Legends of miracles have thus grown about the lives of all great benefactors of humanity in early ages, and about saints and devotees. Throughout human history the lives of such personages, almost without exception, have been accompanied or followed by a literature in which legends of miraculous powers form a very important part—a part constantly increasing until a different mode of looking at nature and of weighing testimony causes miracles to disappear. While modern thought holds the testimony to the vast mass of such legends in all ages as worthless, it is very widely acknowledged that great and gifted beings who endow the earth with higher religious ideas, gaining the deepest hold upon the hearts and minds of multitudes, may at times exercise such influence upon those about them that the sick in mind or body are helped or healed.

We have within the modern period very many examples which enable us to study the evolution of legendary miracles. Out of these I will select but one, which is chosen because it is the life of one of the most noble and devoted men in the history of humanity, one whose biography is before the world with its most minute details—in his own letters, in the letters of his associates, in contemporary histories, and in a multitude of biographies: this man is St. Francis Xavier. From these sources I draw the facts now to be given, but none of them are of Protestant origin; every source from which I shall draw is Catholic and Roman, and published under the sanction of the Church.

Born a Spanish noble, Xavier at an early age cast aside all ordinary aims, devoted himself to study, was rapidly advanced to a professorship at Paris, and in this position was rapidly winning a commanding influence, when he came under the sway of another Spaniard even greater, though less brilliantly endowed, than himself—Ignatius Loyola, founder of the Society of Jesus.

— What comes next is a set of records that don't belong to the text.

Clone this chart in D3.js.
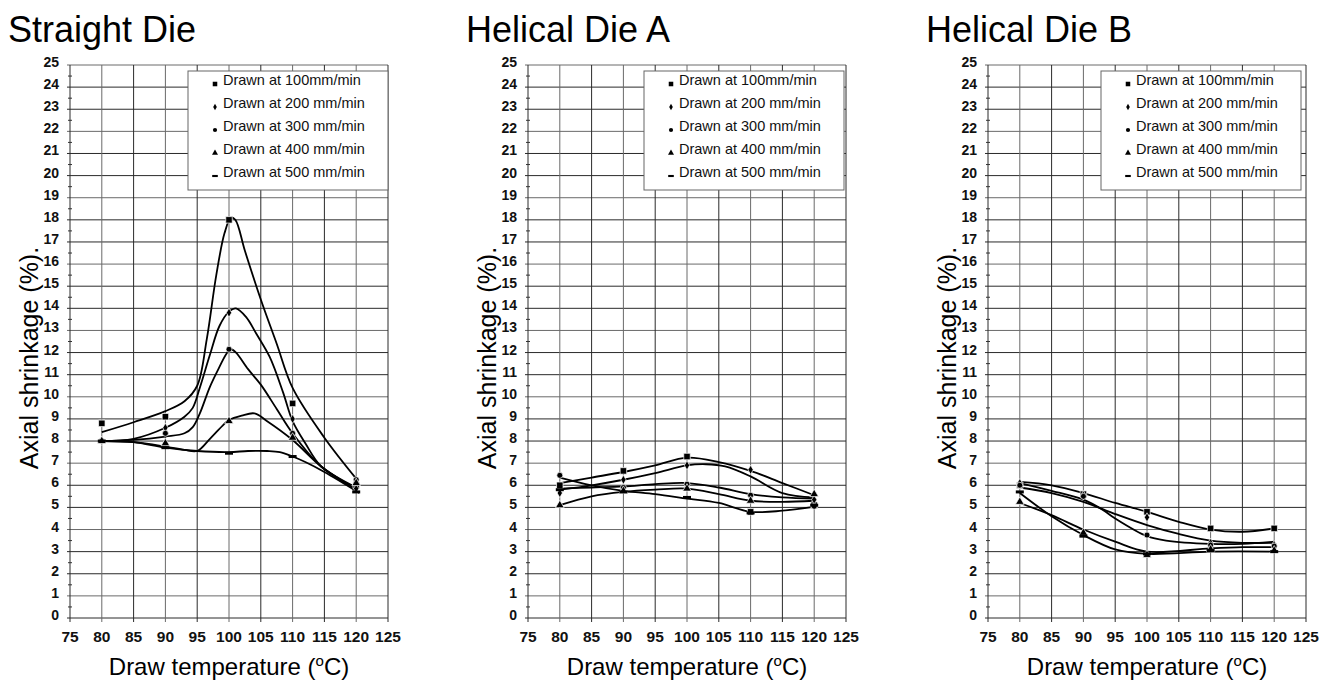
<!DOCTYPE html>
<html>
<head>
<meta charset="utf-8">
<script src="https://cdn.jsdelivr.net/npm/d3@7"></script>
<style>
  body { margin: 0; background: #fff; }
  svg { display: block; font-family: 'Liberation Sans', Arial, sans-serif; }
</style>
</head>
<body>
<div id="chart"></div>
<script>
// x / y tick values
const xTicks = [75, 80, 85, 90, 95, 100, 105, 110, 115, 120, 125];
const yTicks = [0, 1, 2, 3, 4, 5, 6, 7, 8, 9, 10, 11, 12, 13, 14, 15, 16, 17, 18, 19, 20, 21, 22, 23, 24, 25];
const temps = [80, 90, 100, 110, 120];
const seriesNames = ['Drawn at 100mm/min', 'Drawn at 200 mm/min', 'Drawn at 300 mm/min', 'Drawn at 400 mm/min', 'Drawn at 500 mm/min'];
const titles = ['Straight Die', 'Helical Die A', 'Helical Die B'];

// measured points (one row per draw speed, values at 80..120 °C)
const straightMarkers = [
  [8.8, 9.1, 18.0, 9.7, 6.0],
  [8.0, 8.6, 13.8, 9.0, 5.85],
  [8.0, 8.35, 12.15, 8.35, 6.25],
  [8.0, 7.9, 8.9, 8.15, 6.1],
  [8.0, 7.7, 7.45, 7.3, 5.7]
];
const helicalAMarkers = [
  [6.0, 6.65, 7.3, 4.8, 5.1],
  [5.65, 6.25, 6.9, 6.7, 5.35],
  [6.45, 5.9, 6.05, 5.55, 5.05],
  [5.1, 5.75, 5.85, 5.3, 5.6],
  [5.8, 5.7, 5.45, 4.75, 5.1]
];
const helicalBMarkers = [
  [6.0, 5.6, 4.8, 4.05, 4.05],
  [6.1, 5.55, 4.55, 3.4, 3.3],
  [6.0, 5.5, 3.75, 3.3, 3.25],
  [5.25, 3.85, 2.85, 3.1, 3.05],
  [5.7, 3.7, 2.9, 3.05, 3.0]
];

// smoothed curves: [temperature, shrinkage]
const straightCurves = [
  [[80, 8.4], [85, 8.85], [90, 9.35], [93, 9.8], [95, 10.5], [96.5, 12.6], [98, 15.5], [99.3, 17.4], [100.3, 18.1], [101, 18.0], [102.5, 16.6], [105, 14.4], [107.5, 12.4], [110, 10.4], [115, 8.15], [120, 6.3]],
  [[80, 8.0], [85, 8.1], [90, 8.6], [93, 9.1], [94.3, 9.5], [95.4, 10.4], [97, 11.9], [98.5, 13.2], [100, 13.85], [101.1, 14.0], [102.7, 13.6], [104.3, 12.85], [106.4, 11.8], [108.5, 10.2], [110, 8.9], [112, 7.9], [114.5, 6.85], [120, 5.85]],
  [[80, 8.0], [85, 8.05], [90, 8.2], [93, 8.35], [94.3, 8.63], [95.4, 9.24], [97, 10.45], [98.5, 11.35], [99.6, 11.95], [100.3, 12.15], [101.1, 12.0], [103, 11.25], [105, 10.55], [107.5, 9.45], [110, 8.35], [114.5, 6.85], [120, 5.9]],
  [[80, 8.0], [85, 7.95], [90, 7.75], [93, 7.6], [95, 7.55], [97, 8.1], [99, 8.7], [100, 8.95], [102, 9.15], [104, 9.25], [106, 8.9], [110, 8.05], [114.5, 6.85], [120, 5.8]],
  [[80, 8.0], [85, 7.95], [90, 7.7], [95, 7.55], [100, 7.5], [103, 7.55], [106, 7.55], [108, 7.5], [110, 7.3], [112, 7.05], [115, 6.6], [120.5, 5.65]]
];
const helicalACurves = [
  [[80, 6.1], [85, 6.35], [90, 6.6], [95, 6.9], [100, 7.25], [105, 7.05], [110, 6.65], [115, 6.1], [120, 5.55]],
  [[80, 5.8], [85, 6.0], [90, 6.25], [95, 6.55], [100, 6.9], [103, 6.95], [106, 6.85], [110, 6.4], [115, 5.65], [120, 5.45]],
  [[80, 5.85], [85, 5.9], [90, 5.95], [95, 6.05], [100, 6.1], [105, 5.9], [110, 5.6], [115, 5.45], [120, 5.4]],
  [[80, 5.1], [85, 5.5], [90, 5.7], [95, 5.8], [100, 5.85], [105, 5.6], [110, 5.3], [115, 5.25], [120, 5.3]],
  [[80, 6.35], [85, 6.0], [90, 5.75], [95, 5.6], [100, 5.4], [105, 5.2], [110, 4.8], [115, 4.85], [120.5, 5.05]]
];
const helicalBCurves = [
  [[80, 6.15], [85, 6.0], [90, 5.65], [95, 5.2], [100, 4.8], [105, 4.35], [110, 4.0], [115, 3.9], [120, 4.05]],
  [[80, 5.9], [85, 5.65], [90, 5.25], [95, 4.7], [100, 4.2], [105, 3.8], [110, 3.5], [115, 3.4], [120, 3.4]],
  [[80, 6.1], [85, 5.75], [90, 5.35], [93, 4.9], [95, 4.5], [100, 3.7], [103, 3.5], [110, 3.35], [115, 3.35], [120, 3.45]],
  [[80, 5.2], [85, 4.65], [90, 4.0], [95, 3.45], [100, 3.0], [110, 3.15], [115, 3.2], [120, 3.2]],
  [[80, 5.65], [85, 4.6], [90, 3.75], [95, 3.1], [100, 2.9], [110, 3.0], [120.5, 3.0]]
];

const markerSets = [straightMarkers, helicalAMarkers, helicalBMarkers];
const curveSets = [straightCurves, helicalACurves, helicalBCurves];

const width = 1334, height = 681;
const panelLeft = [70, 528, 988];
const plotW = 318;
const legendInset = [0, 2, 5];

const svg = d3.select('#chart').append('svg')
  .attr('width', width)
  .attr('height', height);

const y = d3.scaleLinear().domain([0, 25]).range([618, 65]);

const symbolTypes = [d3.symbolSquare, d3.symbolDiamond, d3.symbolCircle, d3.symbolTriangle, null];
const symbolSizes = [42, 24, 28, 32, 0];

function drawMarker(g, i, cx, cy, scale) {
  if (i === 4) {
    g.append('rect')
      .attr('x', cx - 4 * scale).attr('y', cy - 1.5 * scale)
      .attr('width', 8 * scale).attr('height', 3 * scale)
      .attr('fill', '#000');
  } else {
    g.append('path')
      .attr('transform', `translate(${cx},${cy})`)
      .attr('d', d3.symbol().type(symbolTypes[i]).size(symbolSizes[i] * scale * scale)())
      .attr('fill', '#000')
      .attr('stroke', '#fff')
      .attr('stroke-width', scale < 1 ? 0 : 0.7);
  }
}

titles.forEach((title, p) => {
  const left = panelLeft[p];
  const x = d3.scaleLinear().domain([75, 125]).range([left, left + plotW]);
  const g = svg.append('g');

  // gridlines
  g.append('g').selectAll('line')
    .data(yTicks)
    .enter().append('line')
    .attr('x1', left - 3).attr('x2', x(125))
    .attr('y1', d => y(d)).attr('y2', d => y(d))
    .attr('stroke', (d, i) => i % 3 === 1 ? '#6a6a6a' : '#2a2a2a')
    .attr('stroke-width', 1);
  g.append('g').selectAll('line')
    .data(xTicks)
    .enter().append('line')
    .attr('x1', d => x(d)).attr('x2', d => x(d))
    .attr('y1', y(25)).attr('y2', y(0) + 4)
    .attr('stroke', (d, i) => i % 2 === 1 ? '#6a6a6a' : '#2a2a2a')
    .attr('stroke-width', 1);

  // minor ticks on y axis
  g.append('g').selectAll('line')
    .data(yTicks.slice(0, -1))
    .enter().append('line')
    .attr('x1', left - 2).attr('x2', left + 2)
    .attr('y1', d => y(d + 0.5)).attr('y2', d => y(d + 0.5))
    .attr('stroke', '#333');

  // tick labels
  g.append('g').selectAll('text')
    .data(yTicks)
    .enter().append('text')
    .attr('x', left - 11)
    .attr('y', d => y(d) + 2)
    .attr('text-anchor', 'end')
    .attr('font-size', 14)
    .attr('font-weight', 'bold')
    .attr('fill', '#111')
    .text(d => d);
  g.append('g').selectAll('text')
    .data(xTicks)
    .enter().append('text')
    .attr('x', d => x(d))
    .attr('y', 642)
    .attr('text-anchor', 'middle')
    .attr('font-size', 15.5)
    .attr('font-weight', 'bold')
    .attr('fill', '#111')
    .text(d => d);

  // titles
  g.append('text')
    .attr('x', left - 62).attr('y', 42)
    .attr('font-size', 36)
    .text(title);

  const xt = g.append('text')
    .attr('x', left + plotW / 2).attr('y', 675)
    .attr('text-anchor', 'middle')
    .attr('font-size', 24);
  xt.append('tspan').text('Draw temperature (');
  xt.append('tspan').attr('font-size', 15).attr('dy', -9).text('o');
  xt.append('tspan').attr('dy', 9).text('C)');

  g.append('text')
    .attr('transform', `translate(${left - 32},${358}) rotate(-90)`)
    .attr('text-anchor', 'middle')
    .attr('font-size', 25)
    .text('Axial shrinkage (%).');

  // curves
  const line = d3.line()
    .x(d => x(d[0]))
    .y(d => y(d[1]))
    .curve(d3.curveCatmullRom.alpha(0.5));
  g.append('g').selectAll('path')
    .data(curveSets[p])
    .enter().append('path')
    .attr('d', line)
    .attr('fill', 'none')
    .attr('stroke', '#000')
    .attr('stroke-width', 1.8);

  // markers
  const mg = g.append('g');
  markerSets[p].forEach((vals, i) => {
    vals.forEach((v, k) => drawMarker(mg, i, x(temps[k]), y(v), 1));
  });

  // legend
  const lx1 = x(125) - legendInset[p];
  const lx0 = lx1 - 200;
  const lg = g.append('g');
  lg.append('rect')
    .attr('x', lx0).attr('y', 71)
    .attr('width', lx1 - lx0).attr('height', 119)
    .attr('fill', '#fff')
    .attr('stroke', '#666')
    .attr('stroke-width', 1);
  seriesNames.forEach((name, i) => {
    const cy = 80 + i * 23;
    drawMarker(lg, i, lx0 + 27, cy + 4, 0.7);
    lg.append('text')
      .attr('x', lx0 + 35).attr('y', cy + 5)
      .attr('font-size', 14.5)
      .attr('fill', '#111')
      .text(name);
  });
});
</script>
</body>
</html>
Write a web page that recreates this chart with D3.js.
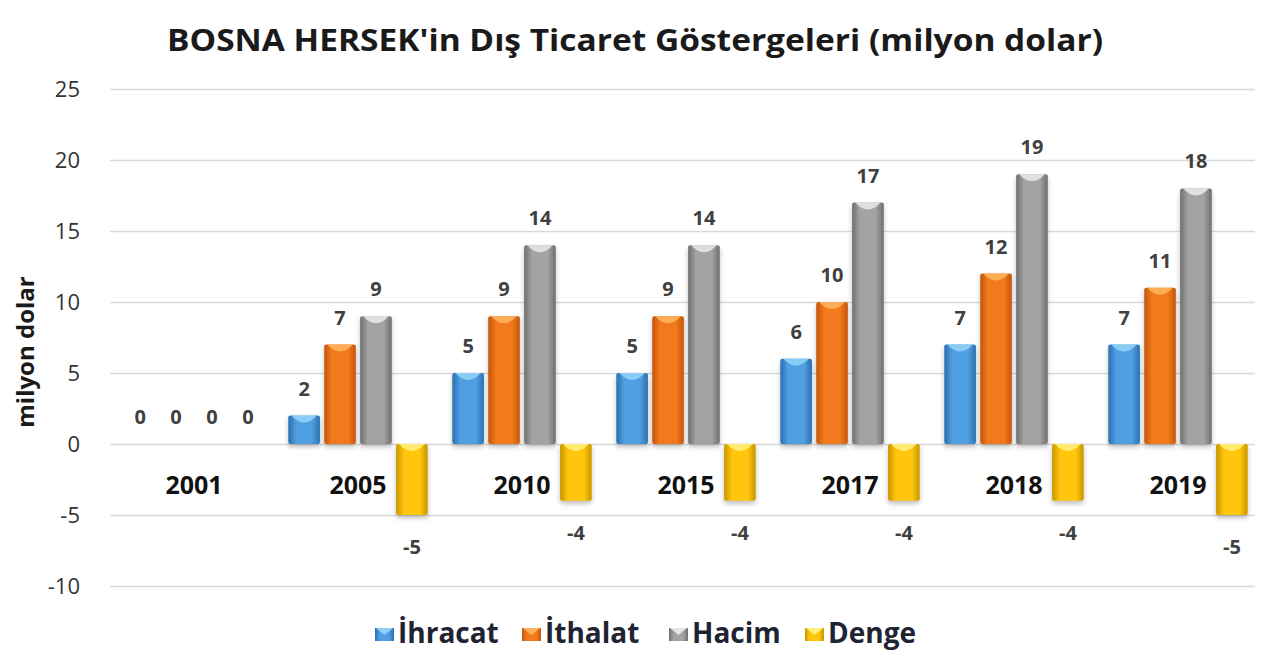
<!DOCTYPE html>
<html>
<head>
<meta charset="utf-8">
<script src="https://cdn.jsdelivr.net/npm/d3@7"></script>
<style>
  body { margin: 0; background: #ffffff; }
  text { font-family: "Open Sans", Lato, sans-serif; }
</style>
</head>
<body>
<div id="chart"></div>
<script>
//
// Data
//
var years   = ["2001", "2005", "2010", "2015", "2017", "2018", "2019"];
var ihracat = [0, 2, 5, 5, 6, 7, 7];
var ithalat = [0, 7, 9, 9, 10, 12, 11];
var hacim   = [0, 9, 14, 14, 17, 19, 18];
var denge   = [0, -5, -4, -4, -4, -4, -5];
var seriesNames = ["İhracat", "İthalat", "Hacim", "Denge"];
var yTicks = [-10, -5, 0, 5, 10, 15, 20, 25];

var colors = {
  "İhracat": ["#2a6fae", "#4f9fe2", "#8fd0f8"],
  "İthalat": ["#c4560c", "#f27a1a", "#ffb25e"],
  "Hacim":   ["#6e6e6e", "#a3a3a3", "#e6e6e6"],
  "Denge":   ["#c99500", "#ffc60a", "#fff07a"]
};

var W = 1272, H = 661;
var margin = {left: 112, right: 12};
var plotW = W - margin.left - margin.right;

var svg = d3.select("#chart").append("svg")
  .attr("width", W)
  .attr("height", H);

var defs = svg.append("defs");

// horizontal gradients give the bars a rounded look
seriesNames.forEach(function(s, i) {
  var g = defs.append("linearGradient")
    .attr("id", "grad" + i)
    .attr("x1", "0%").attr("x2", "100%").attr("y1", "0%").attr("y2", "0%");
  g.append("stop").attr("offset", "0%").attr("stop-color", colors[s][0]);
  g.append("stop").attr("offset", "25%").attr("stop-color", colors[s][1]);
  g.append("stop").attr("offset", "75%").attr("stop-color", colors[s][1]);
  g.append("stop").attr("offset", "100%").attr("stop-color", colors[s][0]);
});

var shadow = defs.append("filter").attr("id", "shadow")
  .attr("x", "-20%").attr("y", "-10%").attr("width", "140%").attr("height", "130%");
shadow.append("feDropShadow")
  .attr("dx", 0).attr("dy", 3).attr("stdDeviation", 2.5)
  .attr("flood-color", "#000").attr("flood-opacity", 0.25);

//
// scales
//
var y = d3.scaleLinear().domain([-10, 25]).range([586, 89]);
var x0 = d3.scaleBand().domain(years).range([margin.left, margin.left + plotW]).paddingInner(0.15).paddingOuter(0.075);
var x1 = d3.scaleBand().domain(seriesNames).range([0, x0.bandwidth()]).paddingInner(0.12);

//
// title
//
svg.append("text")
  .attr("x", 167)
  .attr("y", 51)
  .attr("textLength", 936)
  .attr("lengthAdjust", "spacingAndGlyphs")
  .style("font-size", "31px")
  .style("font-weight", "bold")
  .style("fill", "#1a1a1a")
  .text("BOSNA HERSEK'in Dış Ticaret Göstergeleri (milyon dolar)");

//
// grid lines and y axis labels
//
var yAxis = d3.axisLeft(y)
  .tickValues(yTicks)
  .tickFormat(function(d) { return String(d); })
  .tickSize(-(1255 - 110))
  .tickPadding(30);
var axisY = svg.append("g")
  .attr("transform", "translate(110,0)")
  .call(yAxis);
axisY.select(".domain").remove();
axisY.selectAll("line").attr("stroke", "#d9d9d9").attr("stroke-width", 1.5);
axisY.selectAll("text")
  .style("font-size", "22px")
  .style("fill", "#333")
  .style("font-family", "'Open Sans', sans-serif");

svg.append("text")
  .attr("transform", "translate(34,352) rotate(-90)")
  .attr("text-anchor", "middle")
  .style("font-size", "24px")
  .style("font-weight", "bold")
  .style("fill", "#1a1a1a")
  .text("milyon dolar");

//
// bars
//
var table = years.map(function(yr, i) {
  return {year: yr, values: [
    {name: "İhracat", v: ihracat[i]},
    {name: "İthalat", v: ithalat[i]},
    {name: "Hacim", v: hacim[i]},
    {name: "Denge", v: denge[i]}
  ]};
});

var groups = svg.selectAll(".grp")
  .data(table)
  .enter().append("g")
  .attr("class", "grp")
  .attr("transform", function(d) { return "translate(" + x0(d.year) + ",0)"; });

// category labels sit just under the zero line
groups.append("text")
  .attr("x", x0.bandwidth() / 2)
  .attr("y", y(0) + 50)
  .attr("text-anchor", "middle")
  .style("font-size", "25px")
  .style("font-weight", "bold")
  .style("fill", "#111")
  .text(function(d) { return d.year; });

var bars = groups.selectAll(".bar")
  .data(function(d) { return d.values; })
  .enter().append("g")
  .attr("class", "bar");

bars.filter(function(d) { return d.v !== 0; })
  .append("rect")
  .attr("x", function(d) { return x1(d.name); })
  .attr("y", function(d) { return y(Math.max(0, d.v)); })
  .attr("width", x1.bandwidth())
  .attr("height", function(d) { return Math.abs(y(d.v) - y(0)); })
  .attr("rx", 2)
  .attr("fill", function(d) { return "url(#grad" + seriesNames.indexOf(d.name) + ")"; })
  .attr("filter", "url(#shadow)");

// lighter notch at the top of each bar
bars.filter(function(d) { return d.v !== 0; })
  .append("path")
  .attr("d", function(d) {
    var bx = x1(d.name), bw = x1.bandwidth(), top = y(Math.max(0, d.v));
    return "M" + (bx + 3) + "," + top + " L" + (bx + bw - 3) + "," + top +
      " Q" + (bx + bw / 2) + "," + (top + 14) + " " + (bx + 3) + "," + top + "Z";
  })
  .attr("fill", function(d) { return colors[d.name][2]; })
  .attr("opacity", 0.9);

// value labels
bars.append("text")
  .attr("x", function(d) { return x1(d.name) + x1.bandwidth() / 2; })
  .attr("y", function(d) { return d.v < 0 ? y(d.v) + 39 : y(d.v) - 20; })
  .attr("text-anchor", "middle")
  .style("font-size", "20px")
  .style("font-weight", "bold")
  .style("fill", "#404040")
  .text(function(d) { return d.v; });

//
// legend
//
var legendX = [375, 522, 669, 805];
var legend = svg.selectAll(".legend")
  .data(seriesNames)
  .enter().append("g")
  .attr("class", "legend")
  .attr("transform", function(d, i) { return "translate(" + legendX[i] + ",628)"; });

legend.append("rect")
  .attr("width", 19).attr("height", 13)
  .attr("fill", function(d, i) { return "url(#grad" + i + ")"; });

legend.append("path")
  .attr("d", "M1,0 L18,0 L9.5,7 Z")
  .attr("fill", function(d) { return colors[d][2]; });

legend.append("text")
  .attr("x", 23)
  .attr("y", 15)
  .style("font-size", "28px")
  .style("font-weight", "bold")
  .style("fill", "#1f2433")
  .text(function(d) { return d; });
</script>
</body>
</html>
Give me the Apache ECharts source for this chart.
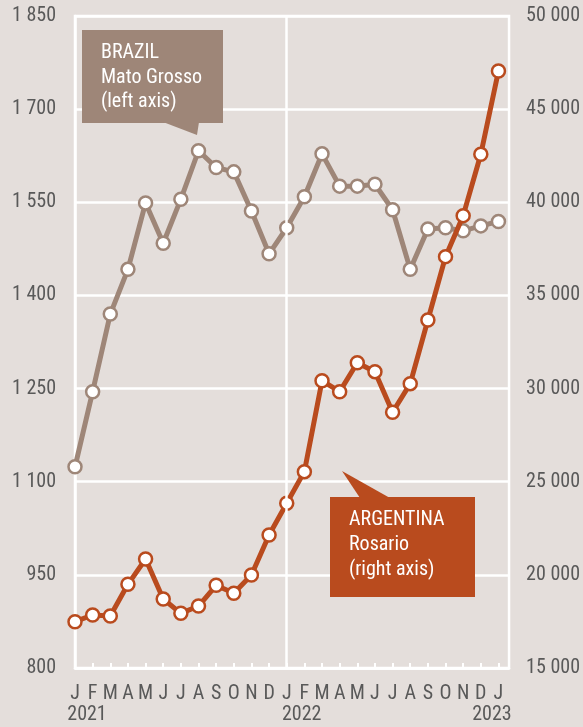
<!DOCTYPE html>
<html>
<head>
<meta charset="utf-8">
<script src="https://cdn.jsdelivr.net/npm/echarts@6/dist/echarts.min.js"></script>
<style>
html,body{margin:0;padding:0;background:#e4dedb;}
#c{width:583px;height:727px;}
</style>
</head>
<body>
<div id="c"></div>
<script>
// Month index 0 = Jan 2021 ... 24 = Jan 2023
var monthLetters = ['J','F','M','A','M','J','J','A','S','O','N','D','J','F','M','A','M','J','J','A','S','O','N','D','J'];
var yearLabels = {0:'2021', 12:'2022', 24:'2023'};
var brazil = [1124,1245,1370,1442,1549,1484,1555,1633,1606,1599,1536,1467,
              1509,1559,1628,1576,1576,1579,1538,1442,1507,1509,1504,1512,1519];
var argentina = [17486,17845,17792,19492,20851,18704,17935,18328,19438,19008,19993,22140,
                 23840,25540,30424,29834,31390,30908,28726,30264,33682,37082,39283,42577,47050];
var leftTicks = {min:800, max:1850, step:150};
var rightTicks = {min:15000, max:50000, step:5000};

var FONT = "'Roboto Condensed','Liberation Sans Narrow','Arial Narrow',sans-serif";
var FS = 20;
var TXT = '#595959';
var BR = '#9e8678';
var AR = '#b94b1e';

function sep(v){ return String(v).replace(/\B(?=(\d{3})+(?!\d))/g, ' '); }
function pairs(arr){ return arr.map(function(v,i){ return [i,v]; }); }
function isInt(v){ return Math.abs(v-Math.round(v))<1e-6; }

var chart = echarts.init(document.getElementById('c'));
chart.setOption({
  backgroundColor:'#e4dedb',
  animation:false,
  grid:{left:75,right:73,top:16,bottom:59,show:true,borderColor:'#ffffff',borderWidth:2.5,backgroundColor:'transparent'},
  xAxis:[{
    type:'value', min:0, max:24.6, interval:1, position:'bottom',
    axisLine:{show:true,lineStyle:{color:'#ffffff',width:2.5}},
    axisTick:{show:true,inside:true,length:5,lineStyle:{color:'#ffffff',width:2}},
    splitLine:{show:false},
    axisLabel:{
      margin:16, showMinLabel:true, showMaxLabel:false, hideOverlap:false,
      fontFamily:FONT,fontSize:FS,color:TXT,
      formatter:function(v){ return isInt(v) ? monthLetters[Math.round(v)] : ''; }
    }
  },{
    type:'value', min:0, max:24.6, interval:12, position:'bottom',
    axisLine:{show:false}, axisTick:{show:false}, splitLine:{show:false},
    axisLabel:{
      margin:37, showMinLabel:true, showMaxLabel:false, hideOverlap:false,
      fontFamily:FONT,fontSize:FS,color:TXT,
      formatter:function(v){
        if (!isInt(v)) return '';
        var i = Math.round(v);
        if (!yearLabels[i]) return '';
        var key = i===0?'ya':(i===12?'yb':'yc');
        return '{'+key+'|'+yearLabels[i]+'}';
      },
      rich:{
        ya:{fontFamily:FONT,fontSize:FS,color:TXT,padding:[0,0,0,24]},
        yb:{fontFamily:FONT,fontSize:FS,color:TXT,padding:[0,0,0,30]},
        yc:{fontFamily:FONT,fontSize:FS,color:TXT,padding:[0,13,0,0]}
      }
    }
  }],
  yAxis:[{
    type:'value', min:leftTicks.min, max:leftTicks.max, interval:leftTicks.step, position:'left',
    axisLine:{show:true,lineStyle:{color:'#ffffff',width:2.5}},
    axisTick:{show:false},
    splitLine:{show:true,lineStyle:{color:'#ffffff',width:2.5}},
    axisLabel:{margin:19,fontFamily:FONT,fontSize:FS,color:TXT,formatter:function(v){return sep(v);}}
  },{
    type:'value', min:rightTicks.min, max:rightTicks.max, interval:rightTicks.step, position:'right',
    axisLine:{show:false},
    axisTick:{show:false},
    splitLine:{show:false},
    axisLabel:{margin:17,fontFamily:FONT,fontSize:FS,color:TXT,formatter:function(v){return sep(v);}}
  }],
  series:[{
    type:'line', data:[], z:1, silent:true,
    markLine:{silent:true,symbol:'none',label:{show:false},
      lineStyle:{color:'#ffffff',width:2.5,type:'solid'},
      data:[{xAxis:12}]}
  },{
    name:'Brazil', type:'line', yAxisIndex:0, data:pairs(brazil), z:3,
    symbol:'circle', symbolSize:13,
    lineStyle:{color:BR,width:5},
    itemStyle:{color:'#ffffff',borderColor:BR,borderWidth:2.5}
  },{
    name:'Argentina', type:'line', yAxisIndex:1, data:pairs(argentina), z:4,
    symbol:'circle', symbolSize:13,
    lineStyle:{color:AR,width:5},
    itemStyle:{color:'#ffffff',borderColor:AR,borderWidth:2.5}
  }],
  graphic:[
    {type:'rect',shape:{x:82,y:30,width:141,height:93},style:{fill:BR},z:10},
    {type:'polygon',shape:{points:[[163,122],[199,122],[197,135]]},style:{fill:BR},z:10},
    {type:'text',x:101,y:41,style:{text:'BRAZIL\nMato Grosso\n(left axis)',fill:'#ffffff',font:FS+'px '+FONT,lineHeight:24.5,verticalAlign:'top'},z:11},
    {type:'rect',shape:{x:330,y:497,width:145,height:100},style:{fill:AR},z:10},
    {type:'polygon',shape:{points:[[342,471],[360,498],[390,498]]},style:{fill:AR},z:10},
    {type:'text',x:349,y:507.5,style:{text:'ARGENTINA\nRosario\n(right axis)',fill:'#ffffff',font:FS+'px '+FONT,lineHeight:25,verticalAlign:'top'},z:11}
  ]
});
</script>
</body>
</html>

The result was that the young professor sacrificed the brilliant career on which he had entered at the French capital, went to the far East as a simple missionary, and there devoted his remaining years to redeeming the lowest and most wretched of our race.

Among the various tribes, first in lower India and afterward in Japan, he wrought untiringly—toiling through village after village, collecting the natives by the sound of a hand-bell, trying to teach them the simplest Christian formulas; and thus he brought myriads of them to a nominal Confession of the Christian faith. After twelve years of such efforts, seeking new conquests for religion, he sacrificed his life on the desert island of San Chan.